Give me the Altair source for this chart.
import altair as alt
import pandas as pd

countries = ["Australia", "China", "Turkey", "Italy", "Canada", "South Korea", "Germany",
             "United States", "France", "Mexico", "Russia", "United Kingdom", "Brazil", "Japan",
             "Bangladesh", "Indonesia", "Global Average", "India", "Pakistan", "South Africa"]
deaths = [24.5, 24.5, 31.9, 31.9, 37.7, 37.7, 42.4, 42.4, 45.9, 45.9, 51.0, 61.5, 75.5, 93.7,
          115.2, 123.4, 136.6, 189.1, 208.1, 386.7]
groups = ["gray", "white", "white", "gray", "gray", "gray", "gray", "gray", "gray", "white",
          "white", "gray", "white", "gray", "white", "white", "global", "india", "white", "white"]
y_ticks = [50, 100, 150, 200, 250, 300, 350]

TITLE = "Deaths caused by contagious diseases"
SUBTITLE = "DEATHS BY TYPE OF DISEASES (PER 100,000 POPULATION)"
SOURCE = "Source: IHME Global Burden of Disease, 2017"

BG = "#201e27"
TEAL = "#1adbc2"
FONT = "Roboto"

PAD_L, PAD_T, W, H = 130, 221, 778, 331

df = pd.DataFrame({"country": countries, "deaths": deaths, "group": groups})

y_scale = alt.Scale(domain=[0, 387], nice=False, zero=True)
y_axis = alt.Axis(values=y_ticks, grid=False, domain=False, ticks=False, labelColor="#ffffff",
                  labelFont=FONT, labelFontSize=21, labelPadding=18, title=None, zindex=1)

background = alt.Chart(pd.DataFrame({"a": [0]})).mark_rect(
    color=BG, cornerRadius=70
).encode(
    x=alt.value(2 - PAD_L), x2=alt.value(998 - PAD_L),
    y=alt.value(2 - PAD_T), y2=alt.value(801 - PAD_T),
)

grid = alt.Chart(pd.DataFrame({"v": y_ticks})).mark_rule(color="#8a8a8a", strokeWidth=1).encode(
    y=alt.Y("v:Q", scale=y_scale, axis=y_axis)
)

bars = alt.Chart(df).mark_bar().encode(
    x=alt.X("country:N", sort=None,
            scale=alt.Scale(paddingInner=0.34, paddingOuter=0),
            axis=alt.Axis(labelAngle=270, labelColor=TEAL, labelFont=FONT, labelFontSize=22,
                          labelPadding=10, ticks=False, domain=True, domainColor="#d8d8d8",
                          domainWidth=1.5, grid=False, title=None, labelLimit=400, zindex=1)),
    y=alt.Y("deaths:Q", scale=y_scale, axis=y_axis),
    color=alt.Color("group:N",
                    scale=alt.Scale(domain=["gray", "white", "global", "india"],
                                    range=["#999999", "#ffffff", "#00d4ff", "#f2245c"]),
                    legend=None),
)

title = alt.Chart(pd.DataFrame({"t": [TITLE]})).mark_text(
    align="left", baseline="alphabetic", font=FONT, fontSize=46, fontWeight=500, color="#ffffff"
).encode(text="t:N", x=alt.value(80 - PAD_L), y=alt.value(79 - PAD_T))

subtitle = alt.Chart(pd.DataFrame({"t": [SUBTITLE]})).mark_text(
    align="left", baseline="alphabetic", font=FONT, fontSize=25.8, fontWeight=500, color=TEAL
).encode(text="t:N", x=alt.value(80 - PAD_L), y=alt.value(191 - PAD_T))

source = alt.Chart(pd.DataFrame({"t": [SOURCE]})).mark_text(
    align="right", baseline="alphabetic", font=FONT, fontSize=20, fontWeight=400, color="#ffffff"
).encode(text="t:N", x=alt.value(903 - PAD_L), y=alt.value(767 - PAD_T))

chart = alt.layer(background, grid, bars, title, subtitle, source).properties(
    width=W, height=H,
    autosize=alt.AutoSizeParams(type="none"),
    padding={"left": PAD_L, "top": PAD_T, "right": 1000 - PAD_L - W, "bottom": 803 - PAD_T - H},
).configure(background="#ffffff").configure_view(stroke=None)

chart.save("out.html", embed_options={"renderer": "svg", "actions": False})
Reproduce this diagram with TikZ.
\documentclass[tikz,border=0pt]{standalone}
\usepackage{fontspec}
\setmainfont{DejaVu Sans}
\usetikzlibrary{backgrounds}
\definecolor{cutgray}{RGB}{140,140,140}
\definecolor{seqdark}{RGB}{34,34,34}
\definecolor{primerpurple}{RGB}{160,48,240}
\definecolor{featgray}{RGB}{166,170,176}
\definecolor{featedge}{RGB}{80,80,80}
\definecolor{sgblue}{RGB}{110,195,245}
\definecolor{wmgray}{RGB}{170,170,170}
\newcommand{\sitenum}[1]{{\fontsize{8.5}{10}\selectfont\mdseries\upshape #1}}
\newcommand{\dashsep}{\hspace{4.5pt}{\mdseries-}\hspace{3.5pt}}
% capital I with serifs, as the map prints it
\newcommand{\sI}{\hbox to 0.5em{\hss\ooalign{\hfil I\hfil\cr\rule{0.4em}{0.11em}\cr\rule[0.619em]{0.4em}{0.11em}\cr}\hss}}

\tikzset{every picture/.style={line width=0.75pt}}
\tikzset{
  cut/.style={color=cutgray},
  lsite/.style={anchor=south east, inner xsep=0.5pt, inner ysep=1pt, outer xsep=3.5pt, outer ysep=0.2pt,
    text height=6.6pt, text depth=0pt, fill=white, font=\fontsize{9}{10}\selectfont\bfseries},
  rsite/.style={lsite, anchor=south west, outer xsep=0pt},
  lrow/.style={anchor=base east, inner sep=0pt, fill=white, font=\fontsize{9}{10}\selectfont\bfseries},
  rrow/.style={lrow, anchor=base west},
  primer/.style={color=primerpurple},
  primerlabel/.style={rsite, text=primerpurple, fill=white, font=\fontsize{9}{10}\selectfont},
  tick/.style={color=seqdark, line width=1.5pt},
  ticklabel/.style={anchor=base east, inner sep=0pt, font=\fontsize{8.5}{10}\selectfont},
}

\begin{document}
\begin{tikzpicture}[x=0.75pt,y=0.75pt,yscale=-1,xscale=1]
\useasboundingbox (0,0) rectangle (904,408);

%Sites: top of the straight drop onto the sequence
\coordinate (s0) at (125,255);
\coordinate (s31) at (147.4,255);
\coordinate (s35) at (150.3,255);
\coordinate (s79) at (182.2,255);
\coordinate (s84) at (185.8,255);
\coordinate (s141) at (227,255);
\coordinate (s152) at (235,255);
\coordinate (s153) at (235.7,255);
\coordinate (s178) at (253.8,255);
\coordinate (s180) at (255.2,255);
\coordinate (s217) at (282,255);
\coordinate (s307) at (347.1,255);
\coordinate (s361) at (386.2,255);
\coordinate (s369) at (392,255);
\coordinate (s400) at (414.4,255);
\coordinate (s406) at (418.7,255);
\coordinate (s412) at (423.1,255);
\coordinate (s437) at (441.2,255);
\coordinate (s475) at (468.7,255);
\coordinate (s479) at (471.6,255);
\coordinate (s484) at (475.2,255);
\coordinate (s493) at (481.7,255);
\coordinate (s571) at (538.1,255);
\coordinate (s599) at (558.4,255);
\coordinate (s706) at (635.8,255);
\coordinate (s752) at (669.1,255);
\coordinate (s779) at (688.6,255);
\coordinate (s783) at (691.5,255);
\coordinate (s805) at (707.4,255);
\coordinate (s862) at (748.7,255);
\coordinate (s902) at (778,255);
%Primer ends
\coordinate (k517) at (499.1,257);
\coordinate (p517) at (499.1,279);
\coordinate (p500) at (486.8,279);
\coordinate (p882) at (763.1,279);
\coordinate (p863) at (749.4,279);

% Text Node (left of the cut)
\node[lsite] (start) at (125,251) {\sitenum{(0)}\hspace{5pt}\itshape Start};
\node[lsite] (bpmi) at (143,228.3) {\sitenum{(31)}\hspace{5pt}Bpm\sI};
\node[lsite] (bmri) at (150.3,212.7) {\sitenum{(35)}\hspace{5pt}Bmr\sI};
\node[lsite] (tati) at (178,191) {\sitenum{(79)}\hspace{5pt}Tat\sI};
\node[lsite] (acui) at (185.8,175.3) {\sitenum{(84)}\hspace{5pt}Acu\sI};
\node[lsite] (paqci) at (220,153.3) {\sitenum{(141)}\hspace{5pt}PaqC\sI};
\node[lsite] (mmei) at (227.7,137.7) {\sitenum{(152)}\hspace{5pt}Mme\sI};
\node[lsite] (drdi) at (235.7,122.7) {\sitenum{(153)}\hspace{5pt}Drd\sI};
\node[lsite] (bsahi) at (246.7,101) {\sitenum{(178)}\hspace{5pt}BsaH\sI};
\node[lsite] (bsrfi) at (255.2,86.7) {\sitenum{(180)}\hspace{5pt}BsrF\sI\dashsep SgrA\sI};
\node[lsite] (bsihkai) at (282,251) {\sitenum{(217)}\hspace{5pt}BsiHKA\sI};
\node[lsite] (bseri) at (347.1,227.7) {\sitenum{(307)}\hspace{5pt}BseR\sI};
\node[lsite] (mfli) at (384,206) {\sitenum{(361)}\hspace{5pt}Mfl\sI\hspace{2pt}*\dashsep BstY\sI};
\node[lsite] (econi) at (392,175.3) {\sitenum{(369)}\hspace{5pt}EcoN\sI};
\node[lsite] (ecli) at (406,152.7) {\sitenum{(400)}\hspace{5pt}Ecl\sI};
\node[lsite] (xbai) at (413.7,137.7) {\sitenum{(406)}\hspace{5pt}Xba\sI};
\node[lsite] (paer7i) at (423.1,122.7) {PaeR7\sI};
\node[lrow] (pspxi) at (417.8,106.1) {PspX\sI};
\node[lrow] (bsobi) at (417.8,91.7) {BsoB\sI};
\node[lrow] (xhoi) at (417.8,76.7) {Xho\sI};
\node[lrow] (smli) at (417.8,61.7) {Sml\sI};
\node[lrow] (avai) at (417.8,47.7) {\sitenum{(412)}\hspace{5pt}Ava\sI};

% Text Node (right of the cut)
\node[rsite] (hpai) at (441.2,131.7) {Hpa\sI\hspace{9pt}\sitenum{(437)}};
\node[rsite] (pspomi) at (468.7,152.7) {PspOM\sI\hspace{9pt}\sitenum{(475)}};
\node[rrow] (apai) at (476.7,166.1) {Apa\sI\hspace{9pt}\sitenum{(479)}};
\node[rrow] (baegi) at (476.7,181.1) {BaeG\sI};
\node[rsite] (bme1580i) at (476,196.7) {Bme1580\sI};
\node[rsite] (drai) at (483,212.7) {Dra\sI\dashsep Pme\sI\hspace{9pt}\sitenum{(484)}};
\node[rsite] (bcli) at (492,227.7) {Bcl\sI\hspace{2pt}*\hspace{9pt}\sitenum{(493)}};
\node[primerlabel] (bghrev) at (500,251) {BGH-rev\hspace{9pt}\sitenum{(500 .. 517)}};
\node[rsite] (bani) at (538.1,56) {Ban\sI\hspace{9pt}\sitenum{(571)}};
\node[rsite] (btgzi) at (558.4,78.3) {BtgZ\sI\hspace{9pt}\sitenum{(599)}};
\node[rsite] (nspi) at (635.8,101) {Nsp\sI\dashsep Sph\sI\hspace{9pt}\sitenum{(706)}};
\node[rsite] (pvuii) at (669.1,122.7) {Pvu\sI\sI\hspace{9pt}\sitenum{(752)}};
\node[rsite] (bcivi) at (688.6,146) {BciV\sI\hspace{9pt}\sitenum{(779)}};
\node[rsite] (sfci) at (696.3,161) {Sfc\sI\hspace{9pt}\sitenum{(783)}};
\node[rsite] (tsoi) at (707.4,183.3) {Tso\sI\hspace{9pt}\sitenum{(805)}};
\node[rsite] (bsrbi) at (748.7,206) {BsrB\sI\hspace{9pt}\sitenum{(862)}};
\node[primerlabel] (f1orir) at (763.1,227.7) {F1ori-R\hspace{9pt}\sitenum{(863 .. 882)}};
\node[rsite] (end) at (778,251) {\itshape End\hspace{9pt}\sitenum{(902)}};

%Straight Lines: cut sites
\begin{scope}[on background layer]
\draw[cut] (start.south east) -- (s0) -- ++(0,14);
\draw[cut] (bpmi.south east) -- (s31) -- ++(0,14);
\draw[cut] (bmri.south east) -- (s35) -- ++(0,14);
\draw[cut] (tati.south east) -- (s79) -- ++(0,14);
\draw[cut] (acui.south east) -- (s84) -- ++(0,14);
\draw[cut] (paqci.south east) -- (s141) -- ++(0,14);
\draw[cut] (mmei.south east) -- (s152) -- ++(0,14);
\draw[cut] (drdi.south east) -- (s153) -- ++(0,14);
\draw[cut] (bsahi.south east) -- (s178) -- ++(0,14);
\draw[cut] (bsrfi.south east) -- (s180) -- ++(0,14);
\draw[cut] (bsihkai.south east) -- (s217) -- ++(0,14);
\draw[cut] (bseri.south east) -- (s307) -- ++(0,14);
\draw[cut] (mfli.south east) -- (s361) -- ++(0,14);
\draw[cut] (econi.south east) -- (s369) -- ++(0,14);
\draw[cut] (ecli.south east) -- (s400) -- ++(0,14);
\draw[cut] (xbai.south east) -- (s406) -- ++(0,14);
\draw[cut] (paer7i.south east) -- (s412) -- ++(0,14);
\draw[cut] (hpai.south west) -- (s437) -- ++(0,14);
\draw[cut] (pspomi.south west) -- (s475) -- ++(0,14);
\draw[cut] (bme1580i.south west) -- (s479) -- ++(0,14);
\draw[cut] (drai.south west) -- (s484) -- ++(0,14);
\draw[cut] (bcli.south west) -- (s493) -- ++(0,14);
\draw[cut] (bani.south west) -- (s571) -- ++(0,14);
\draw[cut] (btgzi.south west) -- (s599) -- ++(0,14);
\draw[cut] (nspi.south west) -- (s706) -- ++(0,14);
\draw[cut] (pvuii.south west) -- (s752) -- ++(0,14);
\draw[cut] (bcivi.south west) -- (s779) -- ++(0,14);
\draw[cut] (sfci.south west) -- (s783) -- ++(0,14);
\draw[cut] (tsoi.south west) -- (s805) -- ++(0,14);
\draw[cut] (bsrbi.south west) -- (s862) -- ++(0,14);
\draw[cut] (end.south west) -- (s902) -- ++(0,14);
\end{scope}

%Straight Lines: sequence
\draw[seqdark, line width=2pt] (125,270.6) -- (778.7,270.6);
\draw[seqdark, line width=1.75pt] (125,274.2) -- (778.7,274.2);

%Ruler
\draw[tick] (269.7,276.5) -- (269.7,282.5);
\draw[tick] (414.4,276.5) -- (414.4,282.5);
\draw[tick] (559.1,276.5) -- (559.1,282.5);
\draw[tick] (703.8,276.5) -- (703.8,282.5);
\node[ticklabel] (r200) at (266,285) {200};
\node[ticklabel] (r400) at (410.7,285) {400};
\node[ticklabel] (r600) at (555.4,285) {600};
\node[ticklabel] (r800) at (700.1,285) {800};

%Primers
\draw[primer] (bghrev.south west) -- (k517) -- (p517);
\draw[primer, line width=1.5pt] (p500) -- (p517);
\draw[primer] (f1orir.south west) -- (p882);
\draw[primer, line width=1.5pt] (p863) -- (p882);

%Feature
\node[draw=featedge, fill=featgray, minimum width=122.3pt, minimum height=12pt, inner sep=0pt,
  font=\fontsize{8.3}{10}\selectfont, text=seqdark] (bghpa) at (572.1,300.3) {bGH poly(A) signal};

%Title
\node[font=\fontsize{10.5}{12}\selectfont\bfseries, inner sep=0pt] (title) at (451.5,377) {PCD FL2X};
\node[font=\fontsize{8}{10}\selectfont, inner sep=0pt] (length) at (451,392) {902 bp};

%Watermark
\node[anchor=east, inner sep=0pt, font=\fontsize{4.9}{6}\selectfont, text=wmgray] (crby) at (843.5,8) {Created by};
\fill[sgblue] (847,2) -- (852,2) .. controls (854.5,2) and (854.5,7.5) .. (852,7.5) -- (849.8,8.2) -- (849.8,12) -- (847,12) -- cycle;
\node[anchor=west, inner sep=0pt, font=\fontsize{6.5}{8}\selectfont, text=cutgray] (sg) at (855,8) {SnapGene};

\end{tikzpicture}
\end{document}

• • • •

#### Given problem:
Only the lines from the first line of the material above through the line that contains "import pandas as pd" should be quoted, each one exactly.

#### Output of the task:
Give me the Altair source for this chart.
import altair as alt
import pandas as pd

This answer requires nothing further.